# Sapphire Resorts



## bestpal38 (Apr 19, 2019)

I know this is the Wyndham thread, but does anyone have any information on Sapphire Vacation clubs?? I could get 20,000 points for free, no MF's until next year, then it's $550 a year. Wondering what 20,000 points would get me. Any help is appreciated......


----------



## 55plus (Apr 19, 2019)

Never heard of Sapphire Vacation clubs. Do you mean Wyndham Sapphire Valley? If so, 20K points will get you nothing.


----------



## ecwinch (Apr 19, 2019)

Hi - I am going to move this thread as it has nothing with Wyndham and might get more responses in the other forum.

I dont know anything about them - so the first question would be "what are your 20,000 points" secured by - is it deeds in a trust, deeded ownership, ?

I dont know if this is the case, but in the past few years we have seen the advent of these points based "Vacation Clubs". Some are legit - with actually ownership interests securing the points. Others are just pass-thru Clubs that are essentially just renting out RCI cash booking options - typically the Extra Holiday last minute/distressing/surplus inventory that RCI makes available to members for $239 and up. They make their money by selling points or collecting membership fees and marking up the cash bookings they make for members.

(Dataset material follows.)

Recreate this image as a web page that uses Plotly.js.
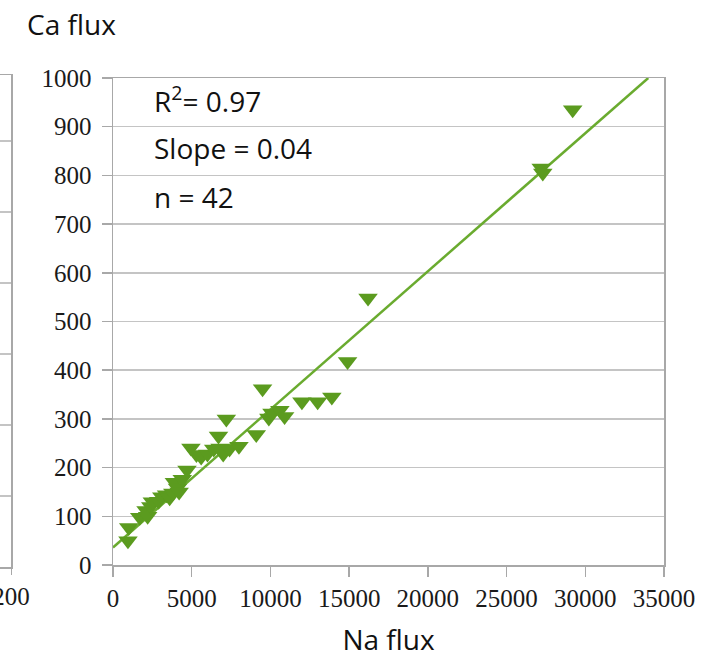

The big problems with those Clubs is availability. You only seeing the RCI inventory that has been picked over by the exchangers - so lots of Vegas, Orlando, Williamsburg, and Branson inventory especially in off-season periods. But almost never the premium resorts unless at the more expensive market rate rentals RCI has. For the most part you can get these type of deals thru one of the RCI affiliate channels if you are a military veteran/active duty/retired/DOD civilian or current/former first responder.

www.afvclub.com

Here is one thread I found on Sapphire.

https://tugbbs.com/forums/index.php?threads/sapphire-resorts-jockey-club-new-purchase.248470/


----------



## nuwermj (Apr 19, 2019)

Sapphire Resorts is the US name of GeoHoliday Vacation Club. I don't know the business model.


----------



## nuwermj (Apr 20, 2019)

bestpal38 said:


> I could get 20,000 points for free, no MF's until next year, then it's $550 a year. Wondering what 20,000 points would get me. Any help is appreciated......



I looked around the internet and found a number of listing for 20,000 Sapphire points. Their annual fees are listed as $1,000, $980, $1,054, $1,045 $1,100, $1,176, $1,054. There are also a number of 20,000 biennial accounts for sale with annual fees listed as $527, $527, $650, $500, $490. 

I think you are looking at every-other-year points. Some companies allocate biennial points once every two years and typically let you save some or all of them for a second year (with various rules governing saved points). Other companies allocate half the point one year and the other half in the next year. So, in effect, you have the same as a 10,000 point annual account. 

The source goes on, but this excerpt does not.